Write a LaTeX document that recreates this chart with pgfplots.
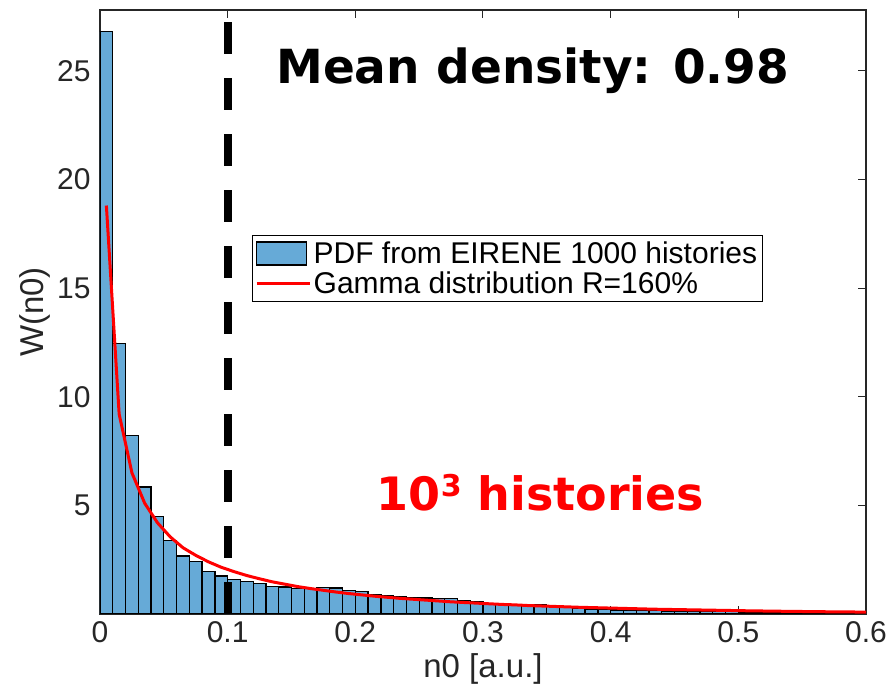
\documentclass[border=0pt]{standalone}
\usepackage{pgfplots}
\pgfplotsset{compat=1.18}
\usepackage{fontspec}
\setmainfont{Liberation Sans}
\newfontfamily\annotfont{DejaVu Sans}

\definecolor{barblue}{rgb}{0.40,0.668,0.845}
\definecolor{axgray}{rgb}{0.15,0.15,0.15}

\pgfplotsset{
  histlegend/.style={legend image code/.code={%
    \draw[##1, line width=1.3pt] (0pt,-11.5pt) rectangle (50pt,11.5pt);}},
  linelegend/.style={legend image code/.code={%
    \draw[##1] (0pt,0pt) -- (53pt,0pt);}},
}

% Histogram of n0 (left bin edges, bin width 0.01); last row closes the final bin
\pgfplotstableread{
x y
0.00 26.8
0.01 12.45
0.02 8.2
0.03 5.85
0.04 4.5
0.05 3.38
0.06 2.67
0.07 2.41
0.08 1.96
0.09 1.75
0.10 1.59
0.11 1.49
0.12 1.41
0.13 1.25
0.14 1.24
0.15 1.17
0.16 1.18
0.17 1.22
0.18 1.20
0.19 1.09
0.20 1.03
0.21 0.89
0.22 0.84
0.23 0.80
0.24 0.75
0.25 0.74
0.26 0.71
0.27 0.72
0.28 0.63
0.29 0.58
0.30 0.47
0.31 0.49
0.32 0.43
0.33 0.41
0.34 0.43
0.35 0.34
0.36 0.31
0.37 0.25
0.38 0.22
0.39 0.20
0.40 0.18
0.41 0.17
0.42 0.16
0.43 0.15
0.44 0.14
0.45 0.13
0.46 0.13
0.47 0.12
0.48 0.11
0.49 0.10
0.50 0.09
0.51 0.09
0.52 0.08
0.53 0.08
0.54 0.07
0.55 0.07
0.56 0.06
0.57 0.06
0.58 0.05
0.59 0.05
0.60 0.05
}\histtable

% Gamma distribution fit (R = 160%) evaluated at bin centres
\pgfplotstableread{
x y
0.005 18.8
0.015 9.2
0.025 6.5
0.035 5.1
0.045 4.2
0.055 3.55
0.065 3.05
0.075 2.7
0.085 2.4
0.095 2.15
0.105 1.95
0.115 1.77
0.125 1.62
0.135 1.48
0.145 1.37
0.155 1.26
0.165 1.17
0.175 1.09
0.185 1.01
0.195 0.94
0.205 0.88
0.215 0.82
0.225 0.77
0.235 0.72
0.245 0.68
0.255 0.64
0.265 0.60
0.275 0.56
0.285 0.53
0.295 0.50
0.305 0.47
0.315 0.44
0.325 0.42
0.335 0.39
0.345 0.37
0.355 0.35
0.365 0.33
0.375 0.31
0.385 0.295
0.395 0.28
0.405 0.265
0.415 0.25
0.425 0.235
0.435 0.22
0.445 0.21
0.455 0.20
0.465 0.19
0.475 0.18
0.485 0.17
0.495 0.16
0.505 0.15
0.515 0.14
0.525 0.135
0.535 0.125
0.545 0.12
0.555 0.11
0.565 0.105
0.575 0.10
0.585 0.095
0.595 0.09
0.605 0.085
}\gammatable

\begin{document}
\begin{tikzpicture}
\begin{axis}[
  scale only axis,
  width=766pt, height=604pt,
  xmin=0, xmax=0.6, ymin=0, ymax=27.8,
  xtick={0,0.1,0.2,0.3,0.4,0.5,0.6},
  xticklabels={0,0.1,0.2,0.3,0.4,0.5,0.6},
  ytick={5,10,15,20,25},
  tick align=inside,
  major tick length=8pt,
  tick style={axgray, line width=1pt},
  axis line style={axgray, line width=1.3pt},
  /pgf/number format/assume math mode=true,
  ticklabel style={font=\fontsize{30}{36}\selectfont, text=axgray},
  xticklabel style={yshift=-4pt},
  yticklabel style={xshift=-6pt},
  xlabel={n0 [a.u.]},
  ylabel={W(n0)},
  xlabel style={yshift=-4pt},
  label style={font=\fontsize{33}{40}\selectfont, text=axgray},
  legend style={
    at={(0.198,0.6275)}, anchor=north west,
    draw=black, line width=1pt,
    font=\fontsize{30}{35}\selectfont,
    inner xsep=3pt, inner ysep=4pt,
    row sep=2pt,
    nodes={inner sep=2.5pt},
  },
  legend cell align=left,
]
\addplot[ybar interval, fill=barblue, draw=black, line width=1.3pt, histlegend]
  table[x=x, y=y] {\histtable};
\addlegendentry{PDF from EIRENE 1000 histories}

\addplot[red, line width=3pt, no markers, linelegend]
  table[x=x, y=y] {\gammatable};
\addlegendentry{Gamma distribution R=160\%}

% mean density marker
\addplot[black, line width=8pt, dash pattern=on 32pt off 24pt, forget plot]
  coordinates {(0.1,0) (0.1,27.8)};

\node[font=\annotfont\bfseries\fontsize{47}{50}\selectfont, text=black]
  at (axis cs:0.339,25.0) {Mean density: 0.98};
\node[font=\annotfont\bfseries\fontsize{46}{50}\selectfont, text=red]
  at (axis cs:0.345,5.59)
  {10\raisebox{14pt}{\fontsize{30}{30}\selectfont 3} histories};

\coordinate (SW) at (rel axis cs:0,0);
\end{axis}
\pgfresetboundingbox
\path (SW) ++(-100pt,-81pt) rectangle ++(892pt,695pt);
\end{tikzpicture}
\end{document}
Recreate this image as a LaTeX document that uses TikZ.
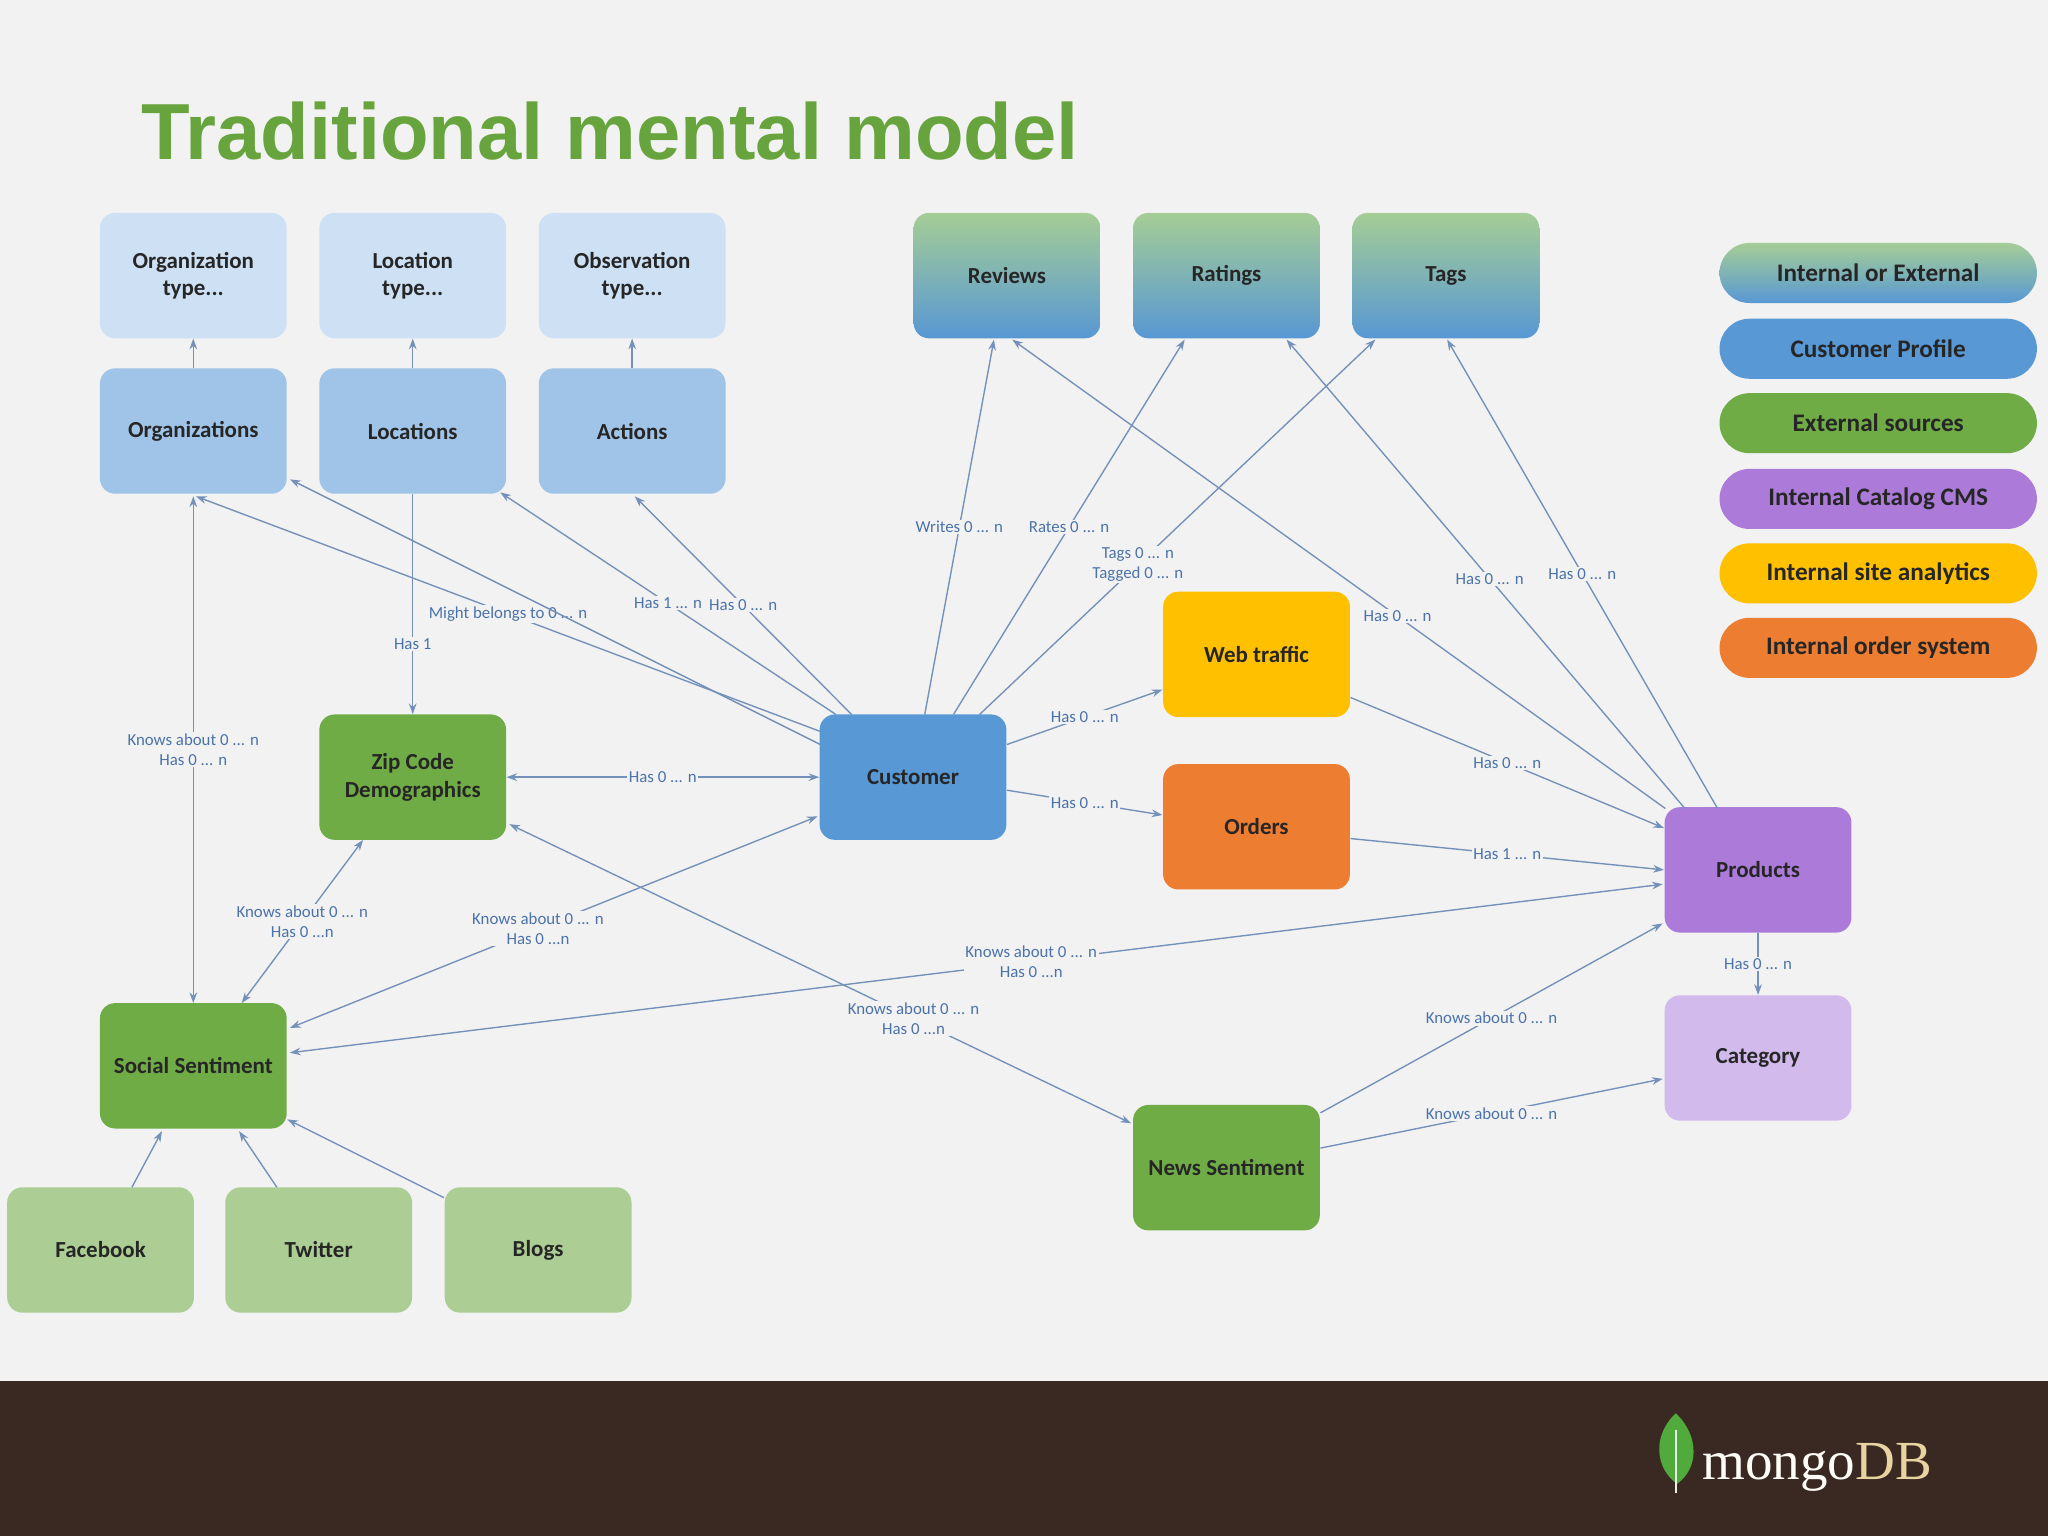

▶ _STATED PROBLEM_: Please set down each line of the data above exactly as written, without the pictures.

▶ _EXERCISE RESULT_:
Write a LaTeX document that recreates this chart with pgfplots.
\documentclass[border=0pt]{standalone}
\usepackage{pgfplots}
\pgfplotsset{compat=1.18}
\usepackage{fontspec}
\setmainfont{Liberation Sans}
\newfontfamily\annotfont{DejaVu Sans}

\definecolor{barblue}{rgb}{0.40,0.668,0.845}
\definecolor{axgray}{rgb}{0.15,0.15,0.15}

\pgfplotsset{
  histlegend/.style={legend image code/.code={%
    \draw[##1, line width=1.3pt] (0pt,-11.5pt) rectangle (50pt,11.5pt);}},
  linelegend/.style={legend image code/.code={%
    \draw[##1] (0pt,0pt) -- (53pt,0pt);}},
}

% Histogram of n0 (left bin edges, bin width 0.01); last row closes the final bin
\pgfplotstableread{
x y
0.00 26.8
0.01 12.45
0.02 8.2
0.03 5.85
0.04 4.5
0.05 3.38
0.06 2.67
0.07 2.41
0.08 1.96
0.09 1.75
0.10 1.59
0.11 1.49
0.12 1.41
0.13 1.25
0.14 1.24
0.15 1.17
0.16 1.18
0.17 1.22
0.18 1.20
0.19 1.09
0.20 1.03
0.21 0.89
0.22 0.84
0.23 0.80
0.24 0.75
0.25 0.74
0.26 0.71
0.27 0.72
0.28 0.63
0.29 0.58
0.30 0.47
0.31 0.49
0.32 0.43
0.33 0.41
0.34 0.43
0.35 0.34
0.36 0.31
0.37 0.25
0.38 0.22
0.39 0.20
0.40 0.18
0.41 0.17
0.42 0.16
0.43 0.15
0.44 0.14
0.45 0.13
0.46 0.13
0.47 0.12
0.48 0.11
0.49 0.10
0.50 0.09
0.51 0.09
0.52 0.08
0.53 0.08
0.54 0.07
0.55 0.07
0.56 0.06
0.57 0.06
0.58 0.05
0.59 0.05
0.60 0.05
}\histtable

% Gamma distribution fit (R = 160%) evaluated at bin centres
\pgfplotstableread{
x y
0.005 18.8
0.015 9.2
0.025 6.5
0.035 5.1
0.045 4.2
0.055 3.55
0.065 3.05
0.075 2.7
0.085 2.4
0.095 2.15
0.105 1.95
0.115 1.77
0.125 1.62
0.135 1.48
0.145 1.37
0.155 1.26
0.165 1.17
0.175 1.09
0.185 1.01
0.195 0.94
0.205 0.88
0.215 0.82
0.225 0.77
0.235 0.72
0.245 0.68
0.255 0.64
0.265 0.60
0.275 0.56
0.285 0.53
0.295 0.50
0.305 0.47
0.315 0.44
0.325 0.42
0.335 0.39
0.345 0.37
0.355 0.35
0.365 0.33
0.375 0.31
0.385 0.295
0.395 0.28
0.405 0.265
0.415 0.25
0.425 0.235
0.435 0.22
0.445 0.21
0.455 0.20
0.465 0.19
0.475 0.18
0.485 0.17
0.495 0.16
0.505 0.15
0.515 0.14
0.525 0.135
0.535 0.125
0.545 0.12
0.555 0.11
0.565 0.105
0.575 0.10
0.585 0.095
0.595 0.09
0.605 0.085
}\gammatable

\begin{document}
\begin{tikzpicture}
\begin{axis}[
  scale only axis,
  width=766pt, height=604pt,
  xmin=0, xmax=0.6, ymin=0, ymax=27.8,
  xtick={0,0.1,0.2,0.3,0.4,0.5,0.6},
  xticklabels={0,0.1,0.2,0.3,0.4,0.5,0.6},
  ytick={5,10,15,20,25},
  tick align=inside,
  major tick length=8pt,
  tick style={axgray, line width=1pt},
  axis line style={axgray, line width=1.3pt},
  /pgf/number format/assume math mode=true,
  ticklabel style={font=\fontsize{30}{36}\selectfont, text=axgray},
  xticklabel style={yshift=-4pt},
  yticklabel style={xshift=-6pt},
  xlabel={n0 [a.u.]},
  ylabel={W(n0)},
  xlabel style={yshift=-4pt},
  label style={font=\fontsize{33}{40}\selectfont, text=axgray},
  legend style={
    at={(0.198,0.6275)}, anchor=north west,
    draw=black, line width=1pt,
    font=\fontsize{30}{35}\selectfont,
    inner xsep=3pt, inner ysep=4pt,
    row sep=2pt,
    nodes={inner sep=2.5pt},
  },
  legend cell align=left,
]
\addplot[ybar interval, fill=barblue, draw=black, line width=1.3pt, histlegend]
  table[x=x, y=y] {\histtable};
\addlegendentry{PDF from EIRENE 1000 histories}

\addplot[red, line width=3pt, no markers, linelegend]
  table[x=x, y=y] {\gammatable};
\addlegendentry{Gamma distribution R=160\%}

% mean density marker
\addplot[black, line width=8pt, dash pattern=on 32pt off 24pt, forget plot]
  coordinates {(0.1,0) (0.1,27.8)};

\node[font=\annotfont\bfseries\fontsize{47}{50}\selectfont, text=black]
  at (axis cs:0.339,25.0) {Mean density: 0.98};
\node[font=\annotfont\bfseries\fontsize{46}{50}\selectfont, text=red]
  at (axis cs:0.345,5.59)
  {10\raisebox{14pt}{\fontsize{30}{30}\selectfont 3} histories};

\coordinate (SW) at (rel axis cs:0,0);
\end{axis}
\pgfresetboundingbox
\path (SW) ++(-100pt,-81pt) rectangle ++(892pt,695pt);
\end{tikzpicture}
\end{document}
Recreate this image as a LaTeX document that uses TikZ.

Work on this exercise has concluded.